I am glad to note that our workshop is taking place on the eve of large international conference on Aral Sea, which will be held in Urgench later this month to once again draw the attention of the international community to issues of the Aral Sea disasters, and mobilizing resources for practical projects on the ground. Aral Sea sub-region has been of a particular focus for the UN, and we will continue to support the efforts of the Government of Uzbekistan in tackling this crisis of planetary scale.
The impact of the steadily shrinking sea on the livelihoods and health of the population has been severe forcing many to relocate. Income poverty, lack of food security, exposure to dust storms, and deteriorations in the quality of drinking water have all combined to have negative effects on the local population.
Water is a precious resource for Uzbekistan. The Aral Sea catastrophe caused not only socio-economic problems, but also may have entailed changes in the climatic conditions in the region. Competition for water exists between irrigated agriculture, hydropower, drinking and municipal water supply and sanitation, and industry. In a country with high natural population growth, growing economy as well as the ongoing Aral Sea catastrophe and potential impacts of climate change, water availability and quality will become even more important in the years to come.
The role of the UN in environmental protection
Ladies and Gentlemen - the Millennium Development Goals recognized that environmental targets are an integral part of core development. MDG-7 – underlines that poverty reduction and social progress are closely related to environment protection. This instrumental relationship between livelihoods and environment is especially intuitive in Uzbekistan with its arid and semi-arid climate, where sustainable agriculture depends on the judicious use of water and land.
Together with the Government of Uzbekistan, we are currently looking into progress on MDGs, and according to official data Uzbekistan has made considerable progress in the field of environment and meeting relevant national MDG targets. There is a little over 1 year remaining until the end of the MDG framework, and it is of great importance that the country maintains the same or accelerated pace.
But even after the MDG framework is over, environmental issues will only become more prominent. Sustainability will be at the core of the post-2015 Development Agenda. Never before has it been clearer that natural resources are finite, that our planet is vulnerable, that biodiversity is depleting and that climate change is the ultimate challenge of the 21st century. And this is why, balancing of growth with social and environmental dimensions of development, is more important than ever.
With this context in mind, the primary objective of our workshop today is to introduce to you the project objectives and expected results and hear your views on how this project could be best implemented.

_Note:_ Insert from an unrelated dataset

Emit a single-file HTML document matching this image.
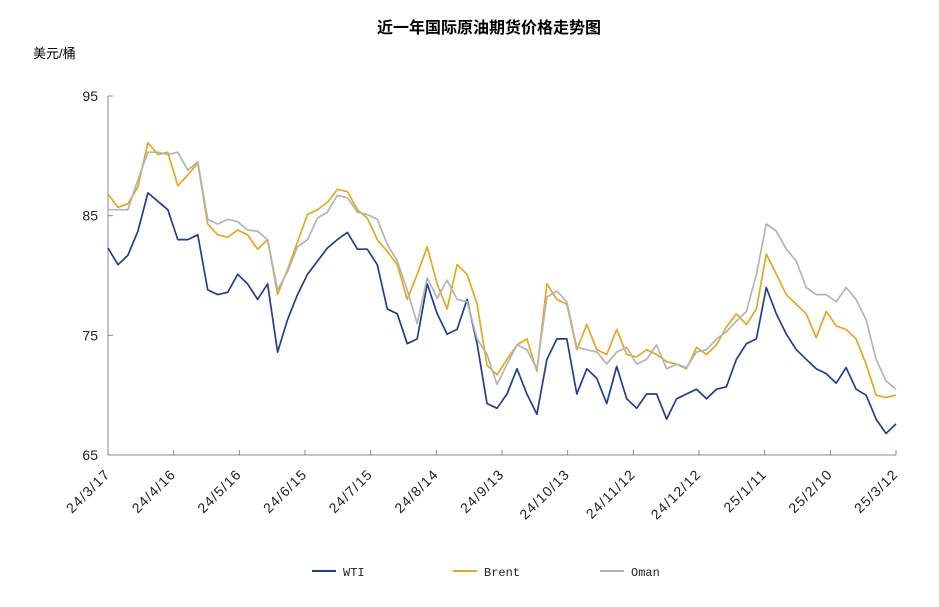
<!DOCTYPE html>
<html><head><meta charset="utf-8"><style>
body{margin:0;background:#fff;width:939px;height:602px;overflow:hidden;font-family:"Liberation Sans","Noto Sans CJK SC",sans-serif}
</style></head><body>
<svg id="chart" width="939" height="602" xmlns="http://www.w3.org/2000/svg">
<text x="489" y="33" text-anchor="middle" font-size="16" font-weight="bold" font-family="'Liberation Sans','Noto Sans CJK SC',sans-serif">近一年国际原油期货价格走势图</text>
<text x="33" y="58" font-size="13" font-family="'Liberation Sans','Noto Sans CJK SC',sans-serif">美元/桶</text>
</svg>
<script>
const xTickLabels=["24/3/17","24/4/16","24/5/16","24/6/15","24/7/15","24/8/14","24/9/13","24/10/13","24/11/12","24/12/12","25/1/11","25/2/10","25/3/12"];
const yTicks=[65,75,85,95];
const wti=[82.3,80.9,81.7,83.7,86.9,86.2,85.5,83.0,83.0,83.4,78.8,78.4,78.6,80.1,79.3,78.0,79.3,73.6,76.3,78.4,80.1,81.2,82.3,83.0,83.6,82.2,82.2,80.9,77.2,76.8,74.3,74.7,79.3,76.8,75.1,75.5,78.0,74.3,69.3,68.9,70.1,72.2,70.1,68.4,73.0,74.7,74.7,70.1,72.2,71.4,69.3,72.4,69.7,68.9,70.1,70.1,68.0,69.7,70.1,70.5,69.7,70.5,70.7,73.0,74.3,74.7,79.0,76.8,75.1,73.8,73.0,72.2,71.8,71.0,72.3,70.5,70.0,68.0,66.8,67.6];
const brent=[86.8,85.7,86.0,87.4,91.1,90.1,90.3,87.5,88.4,89.4,84.3,83.4,83.2,83.8,83.4,82.2,83.0,78.4,80.5,82.8,85.1,85.5,86.1,87.2,87.0,85.5,84.8,83.0,82.0,80.9,78.0,80.1,82.4,79.3,77.2,80.9,80.1,77.6,72.5,71.7,73.0,74.2,74.7,72.0,79.3,78.0,77.6,73.8,75.9,73.8,73.4,75.5,73.4,73.2,73.8,73.4,72.8,72.6,72.2,74.0,73.4,74.2,75.7,76.8,75.9,77.2,81.8,80.1,78.4,77.6,76.8,74.8,77.0,75.8,75.5,74.7,72.6,70.0,69.8,70.0];
const oman=[85.5,85.5,85.5,88.0,90.3,90.3,90.1,90.3,88.8,89.5,84.7,84.3,84.7,84.5,83.8,83.7,83.0,78.8,80.3,82.4,83.0,84.8,85.3,86.7,86.5,85.3,85.1,84.7,82.6,81.2,78.8,76.0,79.8,78.1,79.6,78.0,77.8,74.7,73.4,70.9,72.6,74.2,73.8,72.2,78.2,78.7,77.8,74.0,73.8,73.6,72.6,73.6,74.0,72.6,73.0,74.2,72.2,72.6,72.3,73.6,73.8,74.7,75.3,76.2,77.0,80.1,84.3,83.7,82.2,81.2,79.0,78.4,78.4,77.8,79.0,78.0,76.3,73.0,71.2,70.5];
const seriesNames=["WTI","Brent","Oman"];
const seriesColors=["#1f3f8f","#e6a81e","#b4b4b4"];

const X0=108,X1=896,Y0=455,Y1=96,VMIN=65,VMAX=95;
const NS="http://www.w3.org/2000/svg";
const svg=document.getElementById('chart');
function xIdx(i,n){return X0+(X1-X0)*i/(n-1);}
function yVal(v){return Y0-(v-VMIN)/(VMAX-VMIN)*(Y0-Y1);}
function mk(t,a){const e=document.createElementNS(NS,t);for(const k in a)e.setAttribute(k,a[k]);svg.appendChild(e);return e;}

const ya=mk('line',{x1:X0,y1:Y1,x2:X0,y2:Y0,stroke:'#888','stroke-width':1});


const xa=mk('line',{x1:X0,y1:Y0,x2:X1,y2:Y0,stroke:'#888','stroke-width':1});


yTicks.forEach(v=>{
  const y=yVal(v);
  const t=mk('line',{x1:X0,y1:y,x2:X0+5,y2:y,stroke:'#888'});
  
  
  const l=mk('text',{x:X0-10,y:y+5,'text-anchor':'end','font-size':14,fill:'#222'});
  l.textContent=v;
  
  
});
xTickLabels.forEach((s,i)=>{
  const x=xIdx(i,xTickLabels.length);
  const t=mk('line',{x1:x,y1:Y0,x2:x,y2:Y0-5,stroke:'#888'});
  
  
  const ax=x+3, ay=Y0+20;
  const l=mk('text',{x:ax,y:ay,'text-anchor':'end','font-size':14,'letter-spacing':'1.2',fill:'#222',transform:`rotate(-45 ${ax} ${ay})`});
  l.textContent=s;
  
  
});
[wti,brent,oman].forEach((arr,k)=>{
  const pts=arr.map((v,i)=>xIdx(i,arr.length).toFixed(1)+','+yVal(v).toFixed(1)).join(' ');
  const p=mk('polyline',{points:pts,fill:'none',stroke:seriesColors[k],'stroke-width':1.7,'stroke-linejoin':'round'});
  
  
});
const legX=[312,453,600];
seriesNames.forEach((n,k)=>{
  const l=mk('line',{x1:legX[k],y1:571,x2:legX[k]+24,y2:571,stroke:seriesColors[k],'stroke-width':2});
  
  
  const t=mk('text',{x:legX[k]+31,y:576,'font-size':12,fill:'#222','font-family':'Liberation Mono,monospace'});
  t.textContent=n;
  
  
});
</script>
</body></html>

The project aims to establish an early warning system that will inform local communities about drought risks and weather patterns, new agricultural techniques will advance more efficient use of available water resources, and landscaping measures will slow land degradation and desertification. As a result of project interventions, farmers will be better prepared for droughts and able to mitigate potential losses. New agricultural techniques, irrigation and drainage practices, and land use changes, reforestation and other land restoration measures will improve soil conservation and moisture retention.
My warm welcome once again and hope your active participation and a productive workshop today.